**Problem requirements:**
Show, in full, each line of the data that contains "this".

——————

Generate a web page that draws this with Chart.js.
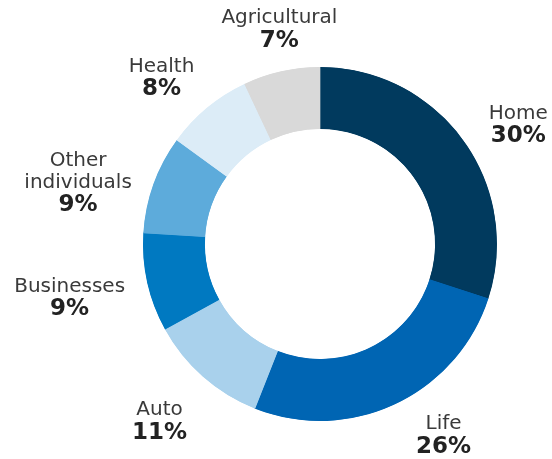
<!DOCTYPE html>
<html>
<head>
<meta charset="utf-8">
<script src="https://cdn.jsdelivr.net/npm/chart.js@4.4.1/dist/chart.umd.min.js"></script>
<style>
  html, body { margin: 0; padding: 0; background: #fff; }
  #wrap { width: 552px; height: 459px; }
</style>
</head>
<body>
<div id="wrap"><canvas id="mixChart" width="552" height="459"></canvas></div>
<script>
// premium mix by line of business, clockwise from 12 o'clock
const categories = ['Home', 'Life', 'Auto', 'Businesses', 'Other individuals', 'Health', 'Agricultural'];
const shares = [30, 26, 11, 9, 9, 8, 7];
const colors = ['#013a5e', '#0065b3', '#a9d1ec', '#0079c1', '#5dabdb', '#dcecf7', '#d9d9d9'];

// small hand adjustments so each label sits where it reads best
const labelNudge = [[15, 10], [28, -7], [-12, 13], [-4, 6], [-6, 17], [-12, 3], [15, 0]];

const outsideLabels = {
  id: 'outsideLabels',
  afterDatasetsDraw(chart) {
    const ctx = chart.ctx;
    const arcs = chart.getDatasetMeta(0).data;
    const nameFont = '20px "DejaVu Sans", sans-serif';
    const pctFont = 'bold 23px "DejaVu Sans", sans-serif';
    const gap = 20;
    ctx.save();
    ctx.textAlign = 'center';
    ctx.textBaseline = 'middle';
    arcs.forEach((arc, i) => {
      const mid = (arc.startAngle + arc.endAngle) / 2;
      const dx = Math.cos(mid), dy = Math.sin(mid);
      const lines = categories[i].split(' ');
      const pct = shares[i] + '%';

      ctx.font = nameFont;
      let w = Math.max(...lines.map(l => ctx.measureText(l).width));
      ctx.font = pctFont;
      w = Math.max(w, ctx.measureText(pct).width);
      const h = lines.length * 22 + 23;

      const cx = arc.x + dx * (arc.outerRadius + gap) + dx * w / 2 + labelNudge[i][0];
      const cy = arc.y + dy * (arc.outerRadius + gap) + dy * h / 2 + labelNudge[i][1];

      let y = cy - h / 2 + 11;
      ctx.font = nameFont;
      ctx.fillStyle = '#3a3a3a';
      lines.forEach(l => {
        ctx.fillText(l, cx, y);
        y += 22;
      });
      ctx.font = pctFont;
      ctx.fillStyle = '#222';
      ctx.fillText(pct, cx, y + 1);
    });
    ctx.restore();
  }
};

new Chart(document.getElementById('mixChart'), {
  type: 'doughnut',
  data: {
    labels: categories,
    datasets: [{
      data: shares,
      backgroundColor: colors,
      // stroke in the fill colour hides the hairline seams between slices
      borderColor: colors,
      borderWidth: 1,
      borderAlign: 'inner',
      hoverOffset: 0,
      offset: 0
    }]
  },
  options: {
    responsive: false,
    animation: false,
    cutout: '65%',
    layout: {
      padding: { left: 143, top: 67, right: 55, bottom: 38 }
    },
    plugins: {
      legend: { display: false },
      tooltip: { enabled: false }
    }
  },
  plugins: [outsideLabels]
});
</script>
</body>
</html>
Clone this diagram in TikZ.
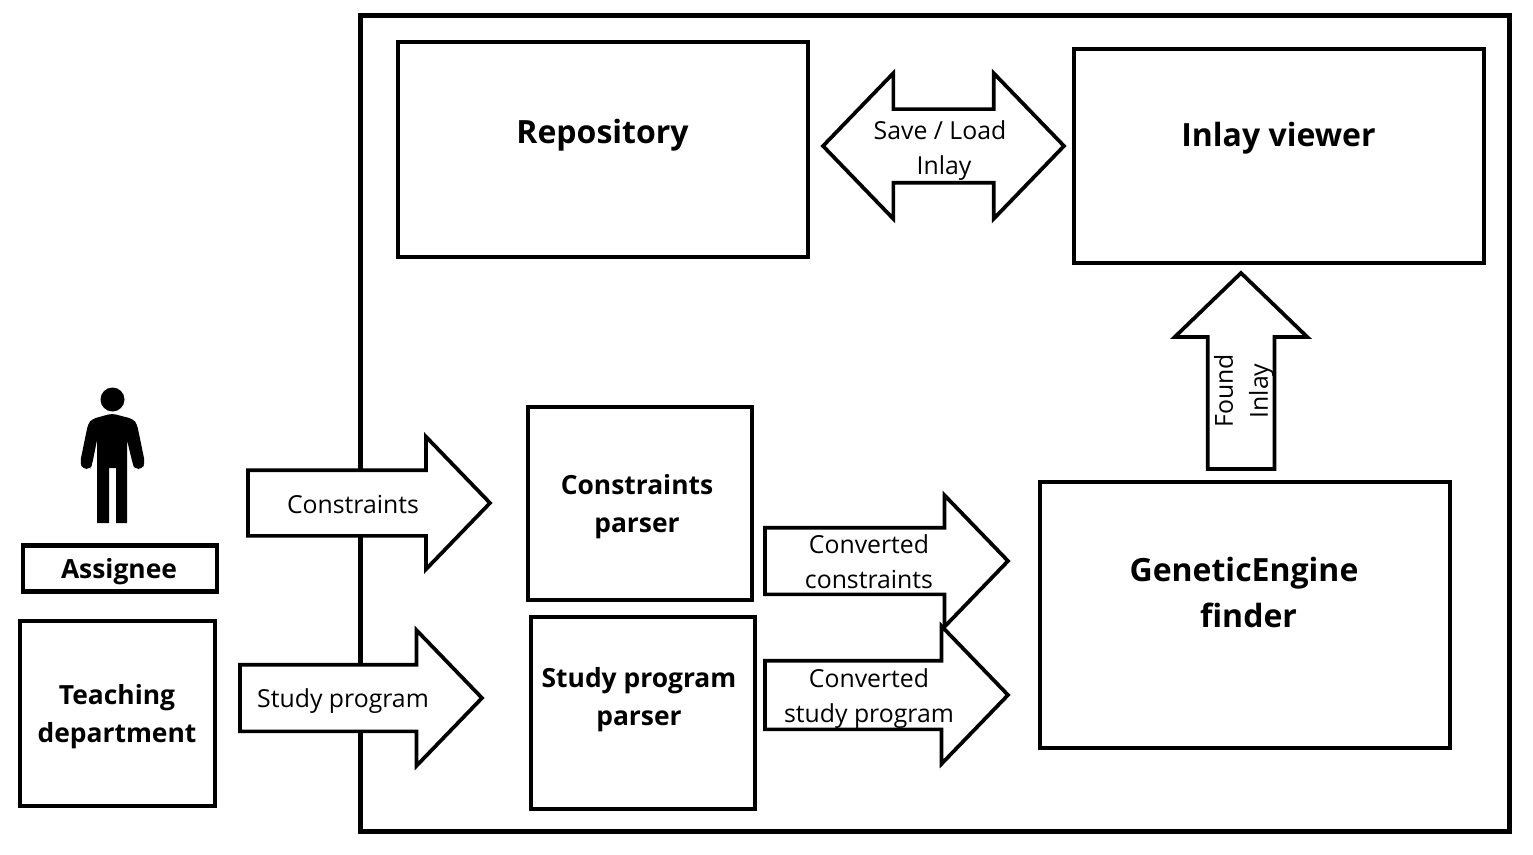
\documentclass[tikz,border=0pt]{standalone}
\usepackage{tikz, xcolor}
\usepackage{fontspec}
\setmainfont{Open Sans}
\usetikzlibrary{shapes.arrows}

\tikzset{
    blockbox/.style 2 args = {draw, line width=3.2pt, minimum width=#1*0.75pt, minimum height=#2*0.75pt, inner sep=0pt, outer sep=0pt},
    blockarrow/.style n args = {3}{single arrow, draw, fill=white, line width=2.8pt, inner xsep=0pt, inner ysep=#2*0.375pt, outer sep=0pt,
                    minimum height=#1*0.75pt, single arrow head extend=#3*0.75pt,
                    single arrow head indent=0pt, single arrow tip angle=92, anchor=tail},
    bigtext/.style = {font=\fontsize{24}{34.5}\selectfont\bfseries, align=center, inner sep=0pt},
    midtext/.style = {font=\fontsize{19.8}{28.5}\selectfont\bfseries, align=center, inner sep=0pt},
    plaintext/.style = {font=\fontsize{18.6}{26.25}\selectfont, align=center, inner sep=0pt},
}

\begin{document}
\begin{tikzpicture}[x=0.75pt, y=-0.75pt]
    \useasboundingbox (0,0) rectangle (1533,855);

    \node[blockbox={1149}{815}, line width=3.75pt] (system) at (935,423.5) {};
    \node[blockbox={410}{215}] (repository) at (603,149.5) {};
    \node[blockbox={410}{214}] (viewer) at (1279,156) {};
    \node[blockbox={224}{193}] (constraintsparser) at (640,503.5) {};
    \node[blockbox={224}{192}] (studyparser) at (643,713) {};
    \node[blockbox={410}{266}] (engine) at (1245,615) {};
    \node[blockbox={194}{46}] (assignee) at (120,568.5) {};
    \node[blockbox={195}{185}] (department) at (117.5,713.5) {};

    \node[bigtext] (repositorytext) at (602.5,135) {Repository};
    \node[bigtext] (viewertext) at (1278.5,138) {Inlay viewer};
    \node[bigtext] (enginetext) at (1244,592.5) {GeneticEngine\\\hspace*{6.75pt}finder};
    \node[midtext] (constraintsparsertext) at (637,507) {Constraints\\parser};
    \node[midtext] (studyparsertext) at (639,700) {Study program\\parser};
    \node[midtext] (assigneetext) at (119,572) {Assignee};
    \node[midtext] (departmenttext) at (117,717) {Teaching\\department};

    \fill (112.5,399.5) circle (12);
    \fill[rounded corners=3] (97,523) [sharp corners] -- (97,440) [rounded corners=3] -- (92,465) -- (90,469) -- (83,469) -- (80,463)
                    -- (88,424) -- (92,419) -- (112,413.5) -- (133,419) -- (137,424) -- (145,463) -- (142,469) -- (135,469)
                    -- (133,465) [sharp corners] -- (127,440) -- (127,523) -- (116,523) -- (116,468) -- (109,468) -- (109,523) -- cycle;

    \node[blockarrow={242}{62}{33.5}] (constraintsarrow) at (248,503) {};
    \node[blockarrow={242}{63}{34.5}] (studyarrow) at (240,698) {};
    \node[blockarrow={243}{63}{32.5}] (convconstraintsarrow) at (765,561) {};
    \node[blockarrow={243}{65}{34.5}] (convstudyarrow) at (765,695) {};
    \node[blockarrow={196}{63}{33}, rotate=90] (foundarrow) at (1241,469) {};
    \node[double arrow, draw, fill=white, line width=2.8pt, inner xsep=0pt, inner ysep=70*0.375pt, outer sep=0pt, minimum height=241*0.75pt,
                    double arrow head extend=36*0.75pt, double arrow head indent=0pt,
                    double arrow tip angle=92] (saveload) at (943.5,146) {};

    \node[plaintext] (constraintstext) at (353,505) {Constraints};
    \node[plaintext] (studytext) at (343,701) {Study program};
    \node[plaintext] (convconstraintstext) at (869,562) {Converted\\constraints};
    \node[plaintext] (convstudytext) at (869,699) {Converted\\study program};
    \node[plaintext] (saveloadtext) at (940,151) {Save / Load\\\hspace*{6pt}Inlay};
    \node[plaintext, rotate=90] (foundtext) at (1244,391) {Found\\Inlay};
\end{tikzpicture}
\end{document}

——————

**Reply:**
Generate a web page that draws this with Chart.js.
Clone this diagram in TikZ.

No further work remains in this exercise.